The grass growing in the shade of the porch is rich and green, the rest a sick yellowish-brown. In this particular snap shot, the minuscule, lush portion of the lawn has been flooded out with water from the hose. Pale brown liquid seeps up through the sod, puddling around the trees, ruining my grandparents’ already futile attempts at landscaping. The grey cement fence at the perimeter of the yard is soaked as well. Off in the distance, you see swamp coolers, oak trees, peach and pink trim on the houses. It is easy to get lost in suburbia.
Yet it is the focus of the photo that interests me here. Two little girls playing in the water. Both are blond, after their own fashion. Both are close in age. Myself at six, with “dirty dishwater hair” facing my four-year-old cousin, Sara. There are no bunny ears or picked noses, just our little-girl grins, with tiny white teeth. The business at hand is quite serious, in its own way. My brothers left long ago, to play with the boys across the street. We are the only children left outside, under the sometimes-watchful eye of my aunt.
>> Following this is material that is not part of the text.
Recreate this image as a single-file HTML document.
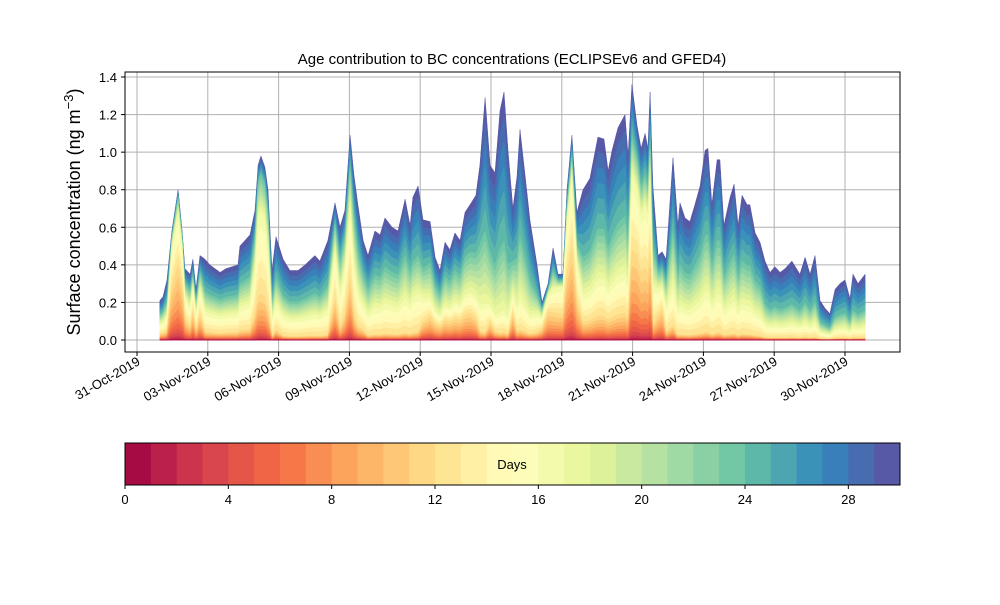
<!DOCTYPE html>
<html><head><meta charset="utf-8"><style>
body{margin:0;background:#fff}
svg text{font-family:"Liberation Sans","DejaVu Sans",sans-serif;fill:#000}
</style></head><body>
<svg id="c" width="1000" height="600" viewBox="0 0 1000 600" xmlns="http://www.w3.org/2000/svg">
<rect width="1000" height="600" fill="#fff"/>
<g id="grid"></g>
<g id="areas"></g>
<g id="axes"></g>
<text x="512" y="64" font-size="15" text-anchor="middle">Age contribution to BC concentrations (ECLIPSEv6 and GFED4)</text>
<text transform="translate(80,212) rotate(-90)" font-size="18" text-anchor="middle">Surface concentration (ng m<tspan dy="-7" font-size="13">−3</tspan><tspan dy="7">)</tspan></text>
<g id="cbar"></g>
</svg>
<script>
const days=[0.97,1.10,1.27,1.48,1.74,1.91,2.03,2.25,2.37,2.50,2.67,2.88,3.09,3.52,3.77,4.28,4.36,4.79,5.00,5.13,5.25,5.42,5.55,5.72,5.89,6.19,6.48,6.82,7.12,7.54,7.75,8.09,8.39,8.60,8.81,9.03,9.19,9.36,9.58,9.79,10.08,10.30,10.51,10.81,11.06,11.36,11.57,
11.69,11.91,12.12,12.42,12.63,12.84,13.05,13.26,13.47,13.69,13.90,14.11,14.36,14.53,14.75,14.96,15.17,15.38,15.55,15.72,15.93,16.10,16.23,16.44,16.65,16.95,17.16,17.42,17.63,17.84,18.05,18.22,18.43,18.64,18.90,19.19,19.53,19.79,19.96,20.13,20.38,20.68,20.81,20.97,21.19,21.36,21.53,21.65,21.74,21.86,22.08,22.25,22.42,22.71,22.92,23.01,23.22,23.43,23.64,23.86,24.07,24.19,24.36,24.58,24.70,24.87,25.13,25.30,25.47,25.64,25.85,25.97,26.19,26.40,26.61,26.82,27.03,27.25,27.46,27.75,28.09,28.31,28.52,28.73,28.94,29.15,29.36,29.58,29.79,30.00,30.21,30.34,30.55,30.85];
const total=[0.21,0.23,0.32,0.58,0.80,0.58,0.38,0.35,0.43,0.27,0.45,0.43,0.40,0.36,0.38,0.40,0.50,0.56,0.69,0.93,0.98,0.92,0.80,0.37,0.55,0.43,0.37,0.37,0.40,0.45,0.42,0.53,0.73,0.60,0.69,1.09,0.88,0.72,0.53,0.45,0.58,0.56,0.65,0.60,0.58,0.75,0.61,
0.76,0.82,0.64,0.63,0.44,0.37,0.52,0.48,0.57,0.53,0.68,0.72,0.77,0.93,1.29,0.93,0.89,1.22,1.32,1.01,0.70,0.87,1.12,0.88,0.64,0.40,0.20,0.30,0.49,0.35,0.35,0.80,1.09,0.68,0.80,0.86,1.08,1.07,0.90,1.01,1.13,1.20,0.98,1.36,1.14,1.02,1.10,1.02,1.32,0.82,0.45,0.47,0.43,0.97,0.61,0.73,0.65,0.63,0.72,0.82,1.01,1.02,0.72,0.96,0.96,0.61,0.76,0.83,0.61,0.77,0.72,0.72,0.57,0.52,0.42,0.36,0.39,0.36,0.38,0.42,0.35,0.44,0.35,0.45,0.21,0.17,0.14,0.27,0.30,0.32,0.22,0.35,0.30,0.35];
const frac12=[.15,.15,.15,.5,.5,.5,.3,.2,.35,.2,.3,.1,.1,.1,.1,.1,.1,.1,.2,.25,.25,.25,.2,.05,.1,.05,.05,.05,.05,.05,.05,.05,.3,.1,.2,.3,.15,.1,.1,.05,.05,.05,.05,.05,.05,.05,.05,
.05,.05,.15,.2,.2,.2,.2,.2,.2,.2,.2,.2,.15,.05,.03,.1,.05,.03,.03,.03,.2,.05,.05,.05,.05,.1,.3,.5,.3,.4,.4,.45,.45,.3,.12,.12,.12,.12,.12,.12,.12,.12,.12,.35,.4,.35,.35,.35,.35,.1,.3,.35,.1,.08,.04,.04,.04,.04,.04,.04,.04,.04,.04,.04,.04,.04,.04,.04,.04,.04,.04,.04,.04,.04,.03,.03,.03,.03,.03,.03,.03,.03,.03,.03,.03,.03,.03,.03,.03,.03,.03,.03,.03,.03];
const frac16=[.4,.4,.4,.85,.85,.85,.6,.5,.65,.5,.6,.35,.35,.35,.35,.35,.35,.35,.55,.7,.7,.7,.6,.3,.35,.3,.3,.3,.3,.3,.3,.3,.65,.4,.55,.65,.45,.35,.35,.3,.3,.3,.3,.3,.3,.3,.3,
.3,.3,.35,.35,.35,.35,.35,.35,.35,.35,.35,.35,.3,.2,.15,.2,.15,.12,.12,.12,.35,.2,.2,.2,.2,.35,.6,.8,.55,.8,.8,.8,.8,.6,.3,.3,.3,.3,.3,.3,.3,.3,.3,.65,.7,.65,.65,.65,.65,.35,.6,.6,.4,.3,.25,.25,.25,.25,.25,.25,.25,.25,.25,.25,.25,.25,.25,.25,.25,.25,.25,.25,.25,.25,.2,.2,.2,.2,.2,.2,.2,.2,.2,.2,.2,.2,.2,.2,.2,.2,.2,.2,.2,.2];
const frac24=[.65,.65,.65,.95,.95,.95,.8,.75,.8,.75,.8,.6,.6,.6,.6,.6,.6,.6,.8,.9,.9,.9,.85,.55,.6,.55,.55,.55,.55,.55,.55,.55,.85,.7,.8,.85,.75,.65,.65,.6,.6,.6,.6,.6,.6,.6,.6,
.55,.55,.6,.65,.65,.65,.65,.65,.65,.65,.65,.65,.6,.55,.45,.5,.45,.4,.4,.4,.6,.5,.5,.5,.5,.6,.8,.9,.75,.9,.9,.9,.9,.75,.55,.55,.55,.55,.55,.55,.55,.55,.55,.8,.85,.8,.8,.8,.8,.6,.8,.8,.7,.6,.55,.55,.55,.55,.55,.55,.55,.55,.55,.55,.55,.55,.55,.55,.55,.55,.55,.55,.55,.55,.45,.45,.45,.45,.45,.45,.45,.45,.45,.45,.45,.45,.45,.45,.45,.45,.45,.45,.45,.45];
const yTicks=[0,0.2,0.4,0.6,0.8,1.0,1.2,1.4];
const xTickDays=[0,3,6,9,12,15,18,21,24,27,30];
const xTickLabels=["31-Oct-2019","03-Nov-2019","06-Nov-2019","09-Nov-2019","12-Nov-2019","15-Nov-2019","18-Nov-2019","21-Nov-2019","24-Nov-2019","27-Nov-2019","30-Nov-2019"];
const cbarTicks=[0,4,8,12,16,20,24,28];
const nAges=30;

const NS="http://www.w3.org/2000/svg";
const L=125,R=900,T=72,B=352;
const xs=d=>137+d*23.6;
const ys=v=>340-v*187.86;
function mk(tag,attrs,parent){const e=document.createElementNS(NS,tag);for(const k in attrs)e.setAttribute(k,attrs[k]);parent.appendChild(e);return e;}
const anchors=["#9e0142","#d53e4f","#f46d43","#fdae61","#fee08b","#ffffbf","#e6f598","#abdda4","#66c2a5","#3288bd","#5e4fa2"];
function hex(h){return [1,3,5].map(i=>parseInt(h.substr(i,2),16));}
function spectral(t){const p=t*10,i=Math.min(9,Math.floor(p)),f=p-i;const a=hex(anchors[i]),b=hex(anchors[i+1]);return "rgb("+a.map((v,k)=>Math.round(v+(b[k]-v)*f)).join(",")+")";}
const grid=document.getElementById('grid'),areas=document.getElementById('areas'),axes=document.getElementById('axes'),cbar=document.getElementById('cbar');
yTicks.forEach(v=>{const l=mk('line',{x1:L,x2:R,y1:ys(v),y2:ys(v),stroke:'#b0b0b0','stroke-width':1},grid);

});
xTickDays.forEach(d=>{const l=mk('line',{x1:xs(d),x2:xs(d),y1:T,y2:B,stroke:'#b0b0b0','stroke-width':1},grid);

});
function cum(i,a){
  if(a<=12){return frac12[i]*Math.pow(a/12,2.2);}
  const pts=[[12,frac12[i]],[17,frac16[i]],[24,frac24[i]],[30,1]];
  for(let k=0;k<3;k++){if(a<=pts[k+1][0]){const f=(a-pts[k][0])/(pts[k+1][0]-pts[k][0]);return pts[k][1]+(pts[k+1][1]-pts[k][1])*f;}}return 1;}
for(let k=nAges-1;k>=0;k--){
  let d="";
  for(let i=0;i<days.length;i++){d+=(i?"L":"M")+xs(days[i]).toFixed(1)+","+ys(total[i]*cum(i,k+1)).toFixed(1);}
  d+="L"+xs(days[days.length-1]).toFixed(1)+","+ys(0)+"L"+xs(days[0]).toFixed(1)+","+ys(0)+"Z";
  const p=mk('path',{d:d,fill:spectral((k+0.5)/nAges),stroke:spectral((k+0.5)/nAges),'stroke-width':0.5},areas);
  
  
}
const fr=mk('rect',{x:L,y:T,width:R-L,height:B-T,fill:'none',stroke:'#000','stroke-width':1},axes);


yTicks.forEach(v=>{mk('line',{x1:L-4,x2:L,y1:ys(v),y2:ys(v),stroke:'#000'},axes);
const t=mk('text',{x:L-8,y:ys(v)+5,'font-size':13,'text-anchor':'end'},axes);t.textContent=v.toFixed(1);

});
xTickDays.forEach((d,i)=>{const x=xs(d);mk('line',{x1:x,x2:x,y1:B,y2:B+4,stroke:'#000'},axes);
const t=mk('text',{transform:`translate(${x+4},${B+12}) rotate(-30)`,'font-size':13,'text-anchor':'end'},axes);t.textContent=xTickLabels[i];

});
const cL=125,cR=900,cT=443,cB=485,w=(cR-cL)/nAges;
for(let k=0;k<nAges;k++){const r=mk('rect',{x:cL+k*w,y:cT,width:w+0.5,height:cB-cT,fill:spectral((k+0.5)/nAges)},cbar);

}
mk('rect',{x:cL,y:cT,width:cR-cL,height:cB-cT,fill:'none',stroke:'#000'},cbar);
cbarTicks.forEach(v=>{const x=cL+v*w;mk('line',{x1:x,x2:x,y1:cB,y2:cB+4,stroke:'#000'},cbar);
const t=mk('text',{x:x,y:cB+19,'font-size':13,'text-anchor':'middle'},cbar);t.textContent=v;

});
const dl=mk('text',{x:512,y:469,'font-size':13,'text-anchor':'middle'},cbar);dl.textContent="Days";


</script>
</body></html>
My pink-and-blue swimsuit hangs loose around my torso, an attempt at frugality that embarrasses me. It wrinkles up along my torso, the spandex transformed into a punishing terrain. My cousin is wearing a pair of underwear, white cotton. The underwear, like my bathing suit, is also too big. It hangs off of her because it is, in fact, my underwear. Despite the desert sun, neither of us have a tan. The sun glints off the water on our skin and makes us look even whiter.
Children are to be kept out of the sun during the worst heat of the day. Las Vegas, with all its glitz and glamor, is in the business of pretending, and its inhabitants pretend they are living somewhere else. They water their prickly yellow lawns in the face of water conservation laws, plant trees instead of cacti. They keep their children pale and tame, protect them from the harshness of that arid world so they might grow up and plant geraniums and struggle to turn the landscape from brown to green. But if we were to spin camera around by one-hundred-and-eighty degrees, we would see a palm tree towering up against the face of a sandy cliff. We would see the pale sun burning against a slate sky.
It is a rare ritual. Indeed, it is the only time I will ever play in my grandparents’ hose despite the heat of the region.
For now, though, we are wild girls. Our hair sticks up at odd angles. Although we don’t know it, we are revolutionaries, ruining the pre-planned, sodded lawn. Rather than running through sprinklers or swimming in a pool, we pretend to be water-bearers. We know that we live in a village amid the wasteland, and we are bringing the sweet, cool liquid to the thirsty village of Las Vegas with my grandparents’ good plastic cups.